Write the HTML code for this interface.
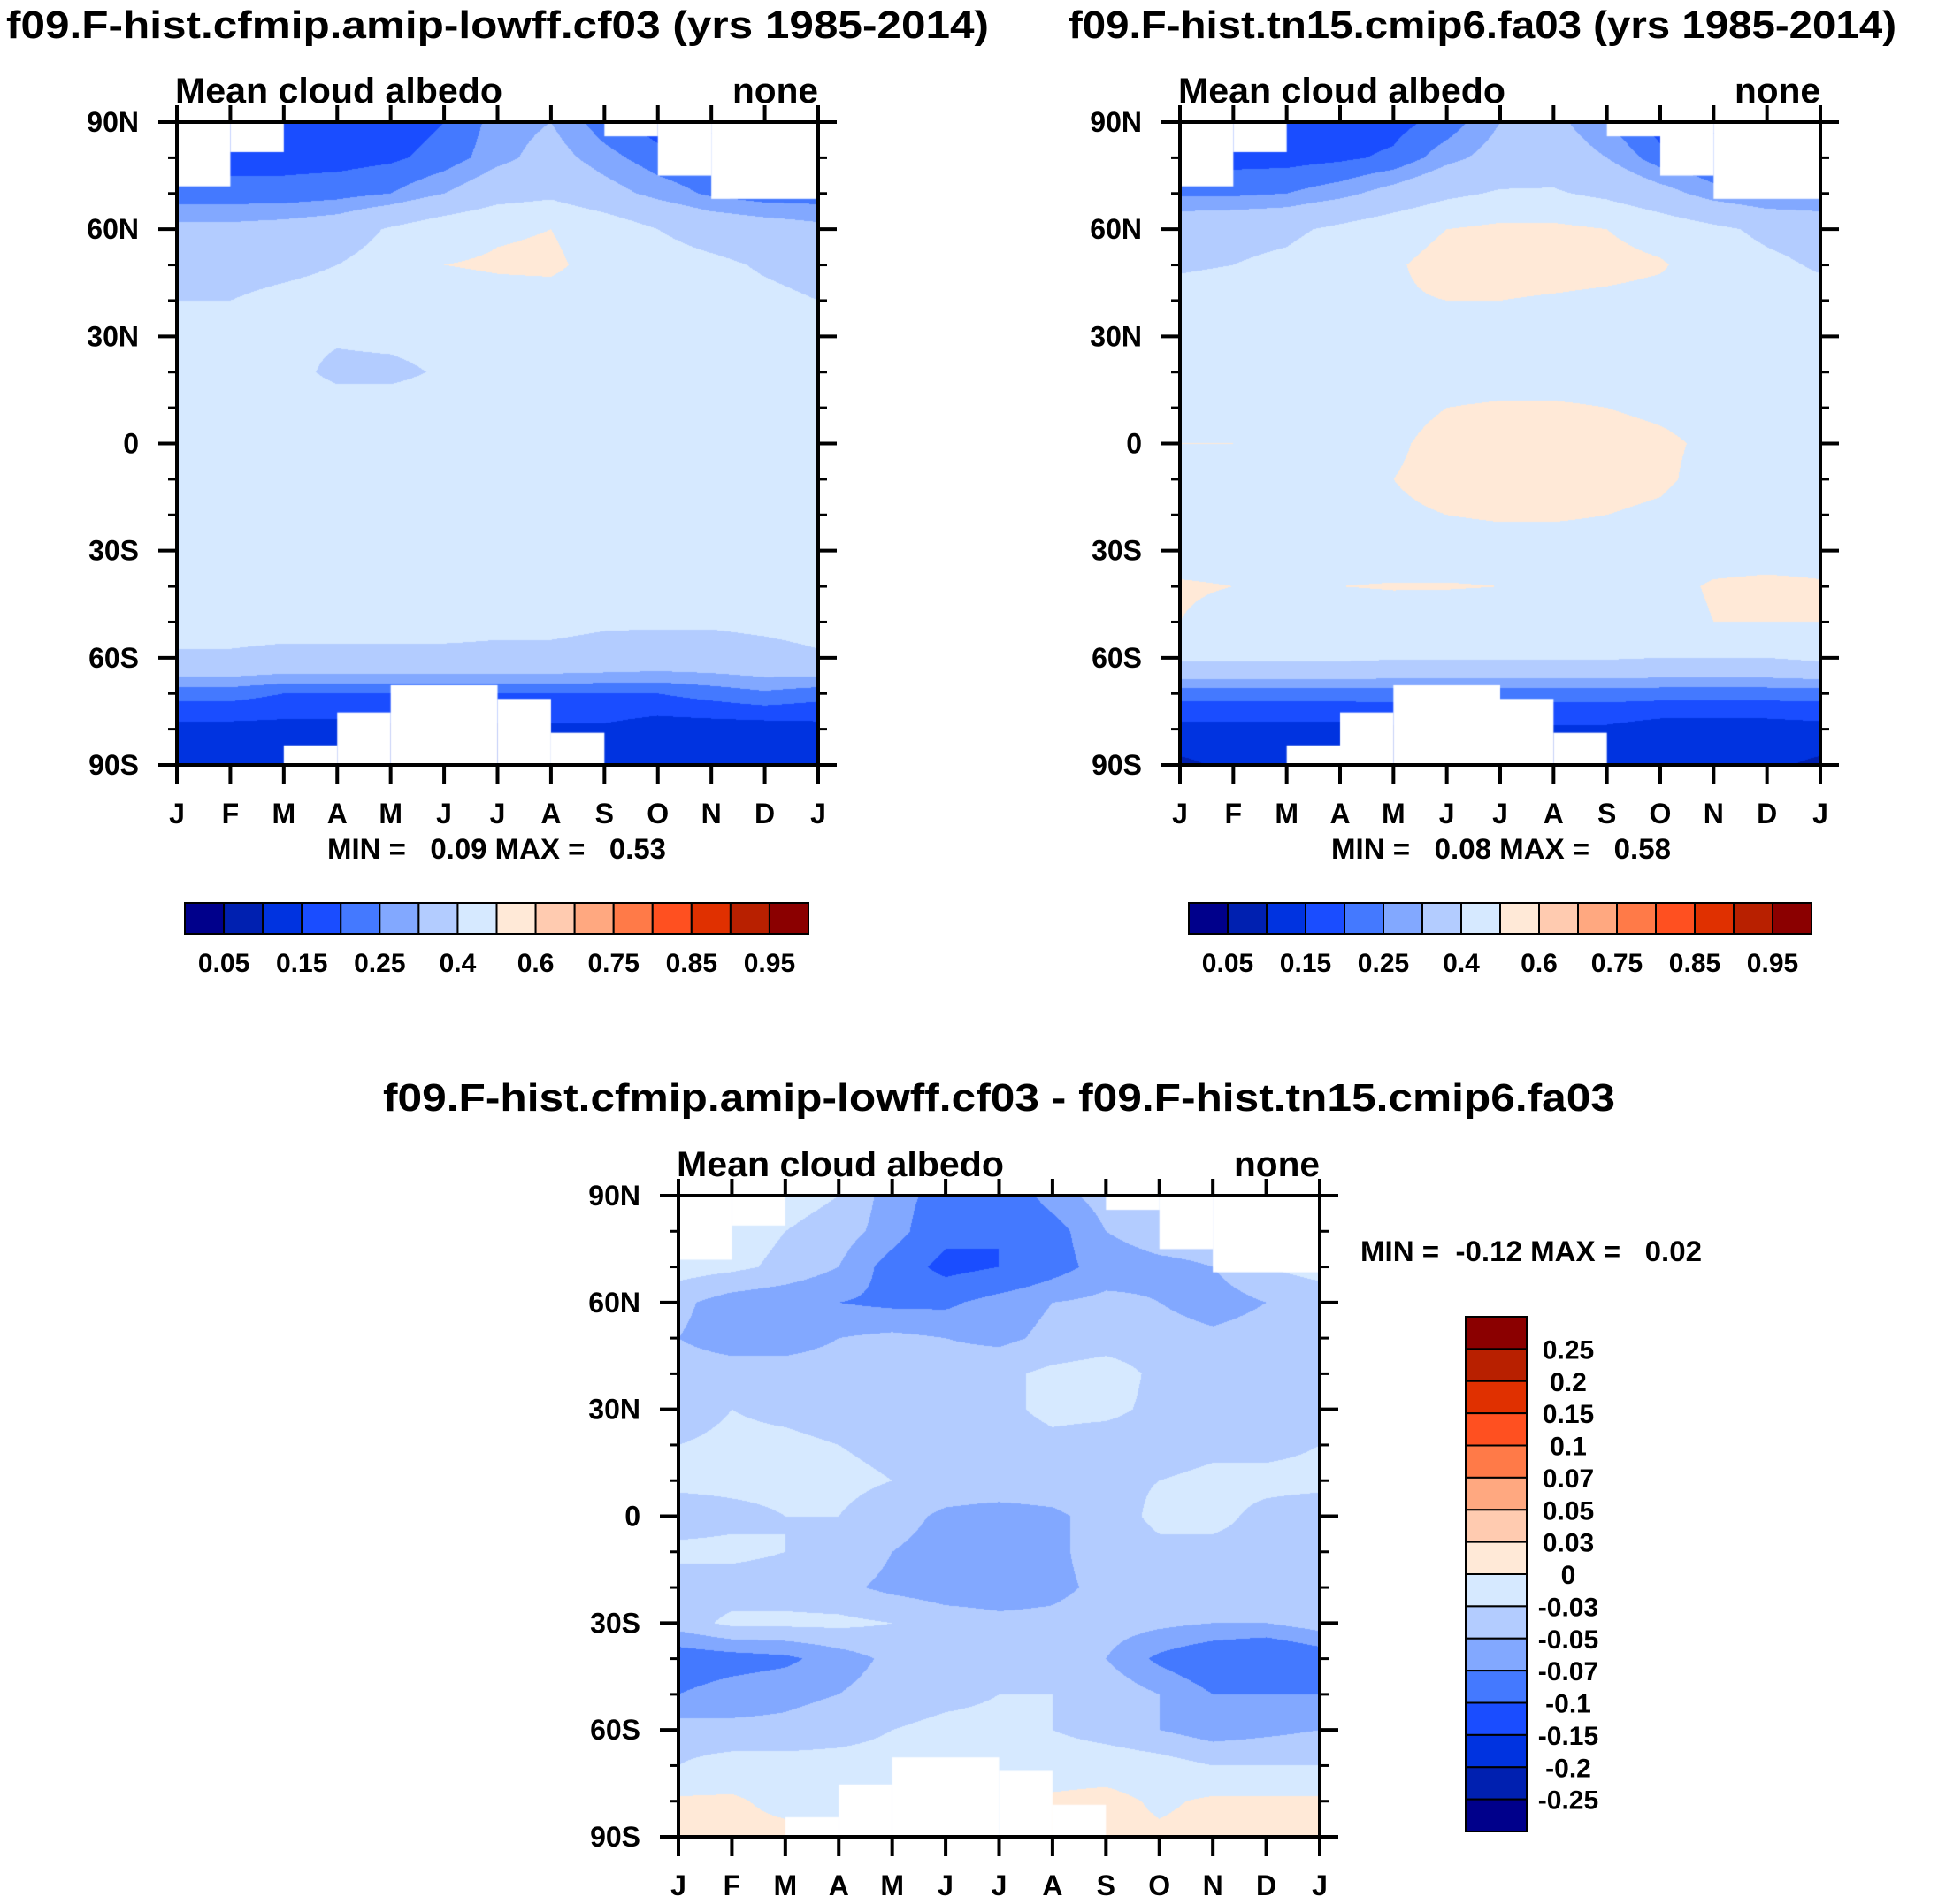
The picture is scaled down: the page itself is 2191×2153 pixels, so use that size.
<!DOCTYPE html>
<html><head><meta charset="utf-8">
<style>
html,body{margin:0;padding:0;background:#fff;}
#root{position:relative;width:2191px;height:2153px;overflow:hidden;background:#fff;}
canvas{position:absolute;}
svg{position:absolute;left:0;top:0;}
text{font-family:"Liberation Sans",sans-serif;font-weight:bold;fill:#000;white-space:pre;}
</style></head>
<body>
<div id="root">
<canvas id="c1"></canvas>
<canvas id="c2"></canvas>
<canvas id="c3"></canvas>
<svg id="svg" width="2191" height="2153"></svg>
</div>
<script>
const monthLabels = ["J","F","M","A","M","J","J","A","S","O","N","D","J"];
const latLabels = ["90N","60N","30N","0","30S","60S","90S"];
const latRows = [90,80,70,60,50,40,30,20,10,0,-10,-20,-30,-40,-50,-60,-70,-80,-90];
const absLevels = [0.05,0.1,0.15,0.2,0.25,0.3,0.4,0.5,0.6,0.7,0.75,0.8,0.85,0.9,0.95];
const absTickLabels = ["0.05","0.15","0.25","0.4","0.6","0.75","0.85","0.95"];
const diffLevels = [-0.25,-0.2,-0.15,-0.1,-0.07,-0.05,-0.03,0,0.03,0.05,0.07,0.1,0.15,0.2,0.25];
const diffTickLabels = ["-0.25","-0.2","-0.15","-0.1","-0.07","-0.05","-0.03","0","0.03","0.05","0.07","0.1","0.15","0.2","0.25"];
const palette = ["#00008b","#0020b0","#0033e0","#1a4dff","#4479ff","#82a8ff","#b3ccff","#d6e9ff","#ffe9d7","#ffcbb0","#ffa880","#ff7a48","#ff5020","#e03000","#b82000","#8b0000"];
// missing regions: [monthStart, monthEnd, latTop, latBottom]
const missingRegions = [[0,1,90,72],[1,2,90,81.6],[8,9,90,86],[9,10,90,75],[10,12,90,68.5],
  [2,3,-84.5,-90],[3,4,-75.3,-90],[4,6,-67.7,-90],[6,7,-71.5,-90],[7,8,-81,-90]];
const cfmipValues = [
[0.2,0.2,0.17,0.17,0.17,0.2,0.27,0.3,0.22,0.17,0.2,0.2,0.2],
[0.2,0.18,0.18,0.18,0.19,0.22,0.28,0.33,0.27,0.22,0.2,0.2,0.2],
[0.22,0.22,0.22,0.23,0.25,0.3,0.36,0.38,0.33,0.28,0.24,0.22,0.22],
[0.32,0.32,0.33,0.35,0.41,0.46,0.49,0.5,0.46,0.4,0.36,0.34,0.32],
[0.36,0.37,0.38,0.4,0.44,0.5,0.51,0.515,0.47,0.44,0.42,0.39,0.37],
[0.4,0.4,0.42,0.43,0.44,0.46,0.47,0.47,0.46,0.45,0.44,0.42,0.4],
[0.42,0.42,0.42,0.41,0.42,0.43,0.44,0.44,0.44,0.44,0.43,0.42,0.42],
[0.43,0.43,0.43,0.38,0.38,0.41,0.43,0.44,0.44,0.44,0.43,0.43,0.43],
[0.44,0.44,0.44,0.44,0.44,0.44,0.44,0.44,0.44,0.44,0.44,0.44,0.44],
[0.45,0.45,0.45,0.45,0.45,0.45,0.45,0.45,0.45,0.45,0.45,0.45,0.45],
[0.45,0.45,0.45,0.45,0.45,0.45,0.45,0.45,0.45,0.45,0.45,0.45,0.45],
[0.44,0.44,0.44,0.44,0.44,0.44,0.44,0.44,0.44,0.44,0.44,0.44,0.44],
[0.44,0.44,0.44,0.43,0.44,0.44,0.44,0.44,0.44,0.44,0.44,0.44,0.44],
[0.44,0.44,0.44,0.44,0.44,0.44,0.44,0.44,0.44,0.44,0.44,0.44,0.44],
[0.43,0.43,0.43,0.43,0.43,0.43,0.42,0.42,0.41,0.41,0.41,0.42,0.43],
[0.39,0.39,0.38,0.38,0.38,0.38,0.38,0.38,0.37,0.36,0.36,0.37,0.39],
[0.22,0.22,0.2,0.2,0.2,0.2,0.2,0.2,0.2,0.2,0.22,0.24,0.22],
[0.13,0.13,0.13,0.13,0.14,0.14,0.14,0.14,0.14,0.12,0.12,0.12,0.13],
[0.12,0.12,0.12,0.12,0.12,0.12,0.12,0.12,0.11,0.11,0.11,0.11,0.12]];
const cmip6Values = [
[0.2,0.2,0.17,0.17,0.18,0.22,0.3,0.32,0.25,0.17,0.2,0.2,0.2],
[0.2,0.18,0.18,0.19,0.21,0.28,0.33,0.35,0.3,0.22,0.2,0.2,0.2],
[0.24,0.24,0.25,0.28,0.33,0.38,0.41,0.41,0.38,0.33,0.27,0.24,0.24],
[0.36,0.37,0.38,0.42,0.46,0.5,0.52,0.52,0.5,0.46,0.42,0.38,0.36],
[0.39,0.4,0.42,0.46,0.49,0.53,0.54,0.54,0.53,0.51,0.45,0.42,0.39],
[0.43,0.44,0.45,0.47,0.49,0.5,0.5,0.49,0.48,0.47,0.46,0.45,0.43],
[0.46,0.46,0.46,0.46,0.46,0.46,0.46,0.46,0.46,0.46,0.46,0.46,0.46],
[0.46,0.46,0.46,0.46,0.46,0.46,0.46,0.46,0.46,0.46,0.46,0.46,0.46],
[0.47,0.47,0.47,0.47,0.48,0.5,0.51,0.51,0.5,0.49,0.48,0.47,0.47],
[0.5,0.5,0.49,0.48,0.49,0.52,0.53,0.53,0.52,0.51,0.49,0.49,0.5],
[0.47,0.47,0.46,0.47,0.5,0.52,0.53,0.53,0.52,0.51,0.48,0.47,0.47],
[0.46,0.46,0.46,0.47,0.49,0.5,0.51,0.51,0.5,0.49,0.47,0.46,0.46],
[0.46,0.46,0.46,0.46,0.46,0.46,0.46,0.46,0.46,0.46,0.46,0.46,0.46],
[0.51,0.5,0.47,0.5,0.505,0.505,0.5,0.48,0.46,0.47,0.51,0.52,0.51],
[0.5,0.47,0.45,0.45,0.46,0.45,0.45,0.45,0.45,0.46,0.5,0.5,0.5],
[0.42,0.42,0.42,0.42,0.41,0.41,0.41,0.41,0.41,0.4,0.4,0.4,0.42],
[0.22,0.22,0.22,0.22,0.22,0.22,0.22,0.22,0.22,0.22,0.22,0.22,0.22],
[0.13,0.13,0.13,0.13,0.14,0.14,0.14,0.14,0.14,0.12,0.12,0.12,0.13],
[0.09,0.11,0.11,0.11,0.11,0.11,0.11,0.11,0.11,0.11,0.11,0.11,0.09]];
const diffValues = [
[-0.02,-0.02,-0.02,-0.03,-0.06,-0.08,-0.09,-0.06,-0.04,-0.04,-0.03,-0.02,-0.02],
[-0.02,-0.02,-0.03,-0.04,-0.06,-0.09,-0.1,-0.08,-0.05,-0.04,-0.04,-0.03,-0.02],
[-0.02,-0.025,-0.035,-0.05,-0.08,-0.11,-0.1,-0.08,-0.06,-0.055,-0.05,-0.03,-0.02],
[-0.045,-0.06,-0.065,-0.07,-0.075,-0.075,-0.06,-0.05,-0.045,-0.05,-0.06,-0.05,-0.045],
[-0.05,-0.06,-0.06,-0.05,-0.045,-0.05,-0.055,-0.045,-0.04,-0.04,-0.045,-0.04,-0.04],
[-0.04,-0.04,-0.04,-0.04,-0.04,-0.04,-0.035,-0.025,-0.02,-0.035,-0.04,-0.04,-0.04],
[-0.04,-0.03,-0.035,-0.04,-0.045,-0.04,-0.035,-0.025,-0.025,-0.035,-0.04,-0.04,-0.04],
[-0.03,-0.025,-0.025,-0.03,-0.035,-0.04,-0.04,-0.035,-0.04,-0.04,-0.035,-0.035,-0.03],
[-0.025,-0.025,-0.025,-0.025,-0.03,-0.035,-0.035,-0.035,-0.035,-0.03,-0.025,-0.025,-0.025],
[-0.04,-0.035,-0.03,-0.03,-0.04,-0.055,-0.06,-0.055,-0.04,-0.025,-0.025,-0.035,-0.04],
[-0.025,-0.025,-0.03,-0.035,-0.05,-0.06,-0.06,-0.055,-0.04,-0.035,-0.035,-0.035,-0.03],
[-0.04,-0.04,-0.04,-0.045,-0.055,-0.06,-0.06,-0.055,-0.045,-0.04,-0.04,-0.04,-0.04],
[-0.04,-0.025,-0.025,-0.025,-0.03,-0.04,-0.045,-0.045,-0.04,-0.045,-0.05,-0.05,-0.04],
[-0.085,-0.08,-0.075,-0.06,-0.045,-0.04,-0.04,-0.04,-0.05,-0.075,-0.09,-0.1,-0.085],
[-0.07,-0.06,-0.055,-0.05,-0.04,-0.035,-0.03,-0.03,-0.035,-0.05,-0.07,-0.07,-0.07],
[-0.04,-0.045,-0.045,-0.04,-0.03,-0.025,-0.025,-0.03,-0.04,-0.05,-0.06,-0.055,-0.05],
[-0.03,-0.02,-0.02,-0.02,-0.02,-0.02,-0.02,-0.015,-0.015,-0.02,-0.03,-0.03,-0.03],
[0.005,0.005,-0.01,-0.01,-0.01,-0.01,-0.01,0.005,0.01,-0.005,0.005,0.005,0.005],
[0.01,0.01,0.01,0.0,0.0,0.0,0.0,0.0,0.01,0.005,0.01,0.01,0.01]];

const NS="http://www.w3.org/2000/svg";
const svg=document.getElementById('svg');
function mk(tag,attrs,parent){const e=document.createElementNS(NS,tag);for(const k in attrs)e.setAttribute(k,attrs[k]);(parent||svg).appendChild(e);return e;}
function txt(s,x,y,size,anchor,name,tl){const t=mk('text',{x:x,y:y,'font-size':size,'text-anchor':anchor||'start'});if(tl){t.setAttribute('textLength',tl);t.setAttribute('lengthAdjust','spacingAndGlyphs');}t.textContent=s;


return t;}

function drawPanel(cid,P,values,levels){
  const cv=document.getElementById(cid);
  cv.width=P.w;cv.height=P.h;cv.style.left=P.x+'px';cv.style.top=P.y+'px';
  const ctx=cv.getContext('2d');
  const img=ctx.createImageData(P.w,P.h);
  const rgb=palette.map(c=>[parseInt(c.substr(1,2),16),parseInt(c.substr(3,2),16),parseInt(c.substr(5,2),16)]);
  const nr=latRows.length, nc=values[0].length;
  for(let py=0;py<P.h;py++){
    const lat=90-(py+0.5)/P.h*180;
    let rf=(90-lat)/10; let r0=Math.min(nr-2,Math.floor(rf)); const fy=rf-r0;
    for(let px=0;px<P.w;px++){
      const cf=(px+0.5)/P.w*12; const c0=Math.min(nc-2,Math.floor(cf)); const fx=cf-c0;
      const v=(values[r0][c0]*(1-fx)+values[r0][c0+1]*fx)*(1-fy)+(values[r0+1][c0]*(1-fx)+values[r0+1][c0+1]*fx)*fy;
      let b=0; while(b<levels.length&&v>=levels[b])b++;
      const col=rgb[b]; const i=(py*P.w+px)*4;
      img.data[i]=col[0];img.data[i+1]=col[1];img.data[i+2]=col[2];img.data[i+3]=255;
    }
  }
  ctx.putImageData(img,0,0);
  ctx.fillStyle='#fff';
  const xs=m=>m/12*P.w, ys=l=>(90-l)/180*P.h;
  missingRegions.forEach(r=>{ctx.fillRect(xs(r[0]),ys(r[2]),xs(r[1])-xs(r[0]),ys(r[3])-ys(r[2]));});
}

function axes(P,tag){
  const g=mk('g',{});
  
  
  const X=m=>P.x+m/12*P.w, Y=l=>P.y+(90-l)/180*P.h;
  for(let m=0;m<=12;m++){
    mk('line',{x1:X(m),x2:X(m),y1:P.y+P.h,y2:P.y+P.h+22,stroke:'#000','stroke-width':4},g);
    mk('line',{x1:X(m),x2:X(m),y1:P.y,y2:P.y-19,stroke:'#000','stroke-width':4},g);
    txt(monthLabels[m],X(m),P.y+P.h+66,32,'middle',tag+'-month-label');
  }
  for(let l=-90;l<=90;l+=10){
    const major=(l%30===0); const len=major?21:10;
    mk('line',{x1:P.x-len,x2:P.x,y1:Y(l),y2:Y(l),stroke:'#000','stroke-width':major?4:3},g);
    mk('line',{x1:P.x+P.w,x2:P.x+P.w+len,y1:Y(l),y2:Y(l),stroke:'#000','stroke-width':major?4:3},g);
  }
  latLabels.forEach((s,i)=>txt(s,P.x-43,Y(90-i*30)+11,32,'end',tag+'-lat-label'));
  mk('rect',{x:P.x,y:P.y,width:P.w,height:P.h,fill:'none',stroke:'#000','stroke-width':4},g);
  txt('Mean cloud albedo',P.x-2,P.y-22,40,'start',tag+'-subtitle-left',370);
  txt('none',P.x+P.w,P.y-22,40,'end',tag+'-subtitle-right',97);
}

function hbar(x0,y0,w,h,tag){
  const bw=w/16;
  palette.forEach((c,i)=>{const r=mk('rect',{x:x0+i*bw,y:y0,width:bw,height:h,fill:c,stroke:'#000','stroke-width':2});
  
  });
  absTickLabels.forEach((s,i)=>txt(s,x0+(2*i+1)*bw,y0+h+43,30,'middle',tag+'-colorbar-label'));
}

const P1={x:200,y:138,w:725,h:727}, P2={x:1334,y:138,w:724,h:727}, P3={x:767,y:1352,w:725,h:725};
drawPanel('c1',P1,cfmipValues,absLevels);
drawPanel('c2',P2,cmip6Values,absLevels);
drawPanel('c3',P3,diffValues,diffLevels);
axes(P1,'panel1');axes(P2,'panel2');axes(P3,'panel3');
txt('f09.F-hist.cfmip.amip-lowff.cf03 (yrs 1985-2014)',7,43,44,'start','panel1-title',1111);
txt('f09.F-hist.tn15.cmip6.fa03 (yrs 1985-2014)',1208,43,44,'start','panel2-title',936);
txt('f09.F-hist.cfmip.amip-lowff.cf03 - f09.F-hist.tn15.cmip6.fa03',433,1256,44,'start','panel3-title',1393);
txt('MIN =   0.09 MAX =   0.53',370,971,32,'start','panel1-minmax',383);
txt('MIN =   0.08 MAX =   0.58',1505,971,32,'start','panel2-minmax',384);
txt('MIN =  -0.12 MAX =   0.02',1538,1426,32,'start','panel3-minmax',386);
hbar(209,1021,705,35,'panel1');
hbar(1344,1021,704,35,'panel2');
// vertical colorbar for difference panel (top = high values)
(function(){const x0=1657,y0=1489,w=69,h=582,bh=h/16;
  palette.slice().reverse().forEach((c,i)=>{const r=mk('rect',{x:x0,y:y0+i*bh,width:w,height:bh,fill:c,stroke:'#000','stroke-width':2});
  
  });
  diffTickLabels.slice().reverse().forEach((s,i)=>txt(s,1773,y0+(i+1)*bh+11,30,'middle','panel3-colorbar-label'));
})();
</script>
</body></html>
* * * * *
| YOUR OBJECTIVE |
Give the count of lines in the data above that hold the string "size", with no additional words.

| RIGHT ANSWER |
2